Full Circle
Today, the hospital that sprang from Erastus Ochieng’s dream provides treatment for more than 1,100 people with HIV annually, as well as people suffering from other diseases. Its staff, including nurses and mid-level providers,is the largest of any rural Kenyan hospital. An ambulance driver is on call to transport patients to facilities in larger towns when needed.
The hospital—which added a new maternity and integrative care wing in 2011, tripling the size of the original clinic—is part of the Lwala Community Alliance, a multidimensional initiative including microenterprise, public health outreach, water and sanitation, and education programs that employs more than 150 people.

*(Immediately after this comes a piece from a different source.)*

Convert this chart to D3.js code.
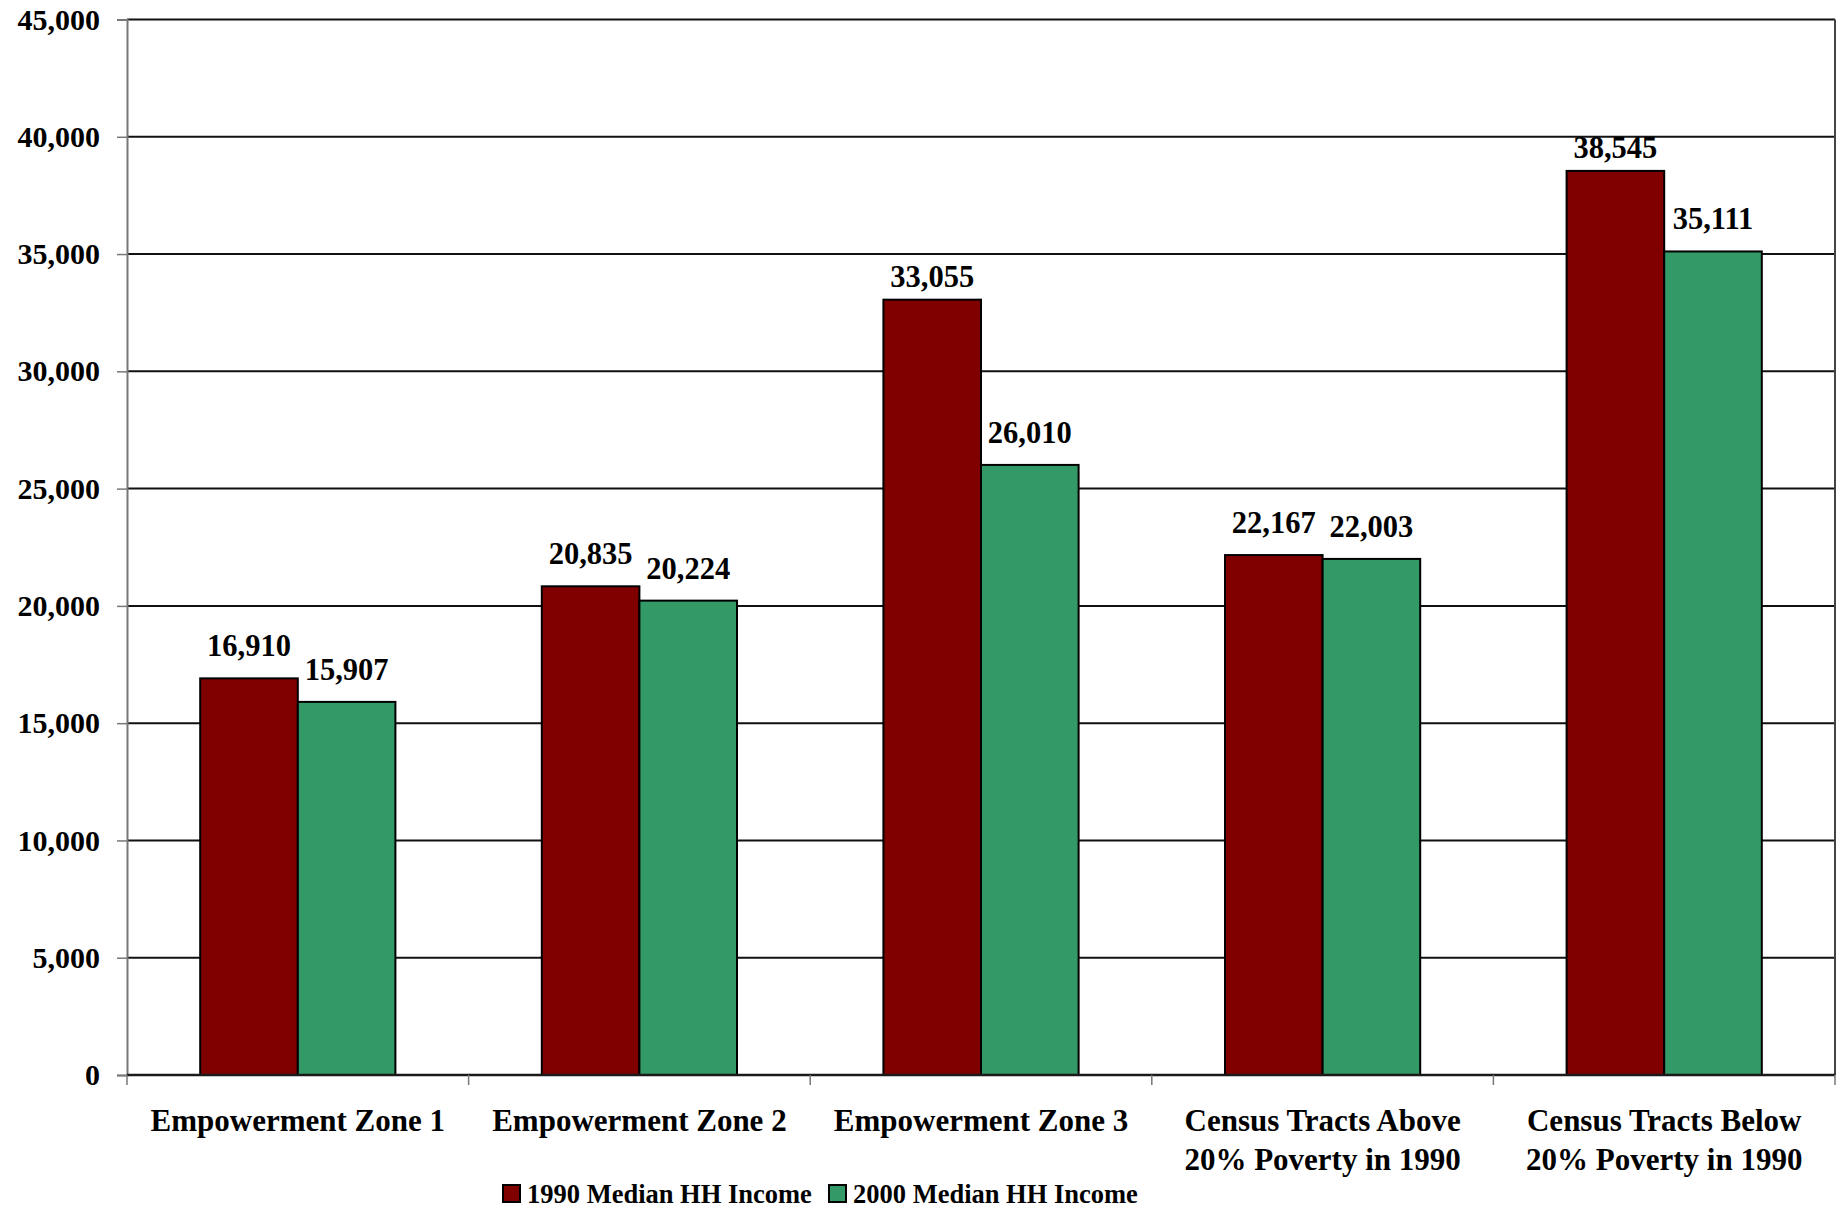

Milton Ochieng’ reports that more than 96 percent of babies in and around Lwala are born in a hospital now (double Kenya’s national average) and that infant mortality has been reduced by 50 percent. Far fewer local residents are dying of treatable diseases and conditions like malaria and pneumonia, which once would likely have claimed the lives of the two children Ochieng’ treated today.
When the Erastus Ochieng’ Memorial Lwala Community Hospital opened in 2007, the first breech baby Milton Ochieng’ delivered was a little girl named Valerie—the daughter of his childhood friend Ben, whose mother died on that desperate night long ago.
“Life has a way of coming full circle,” Ochieng’ says.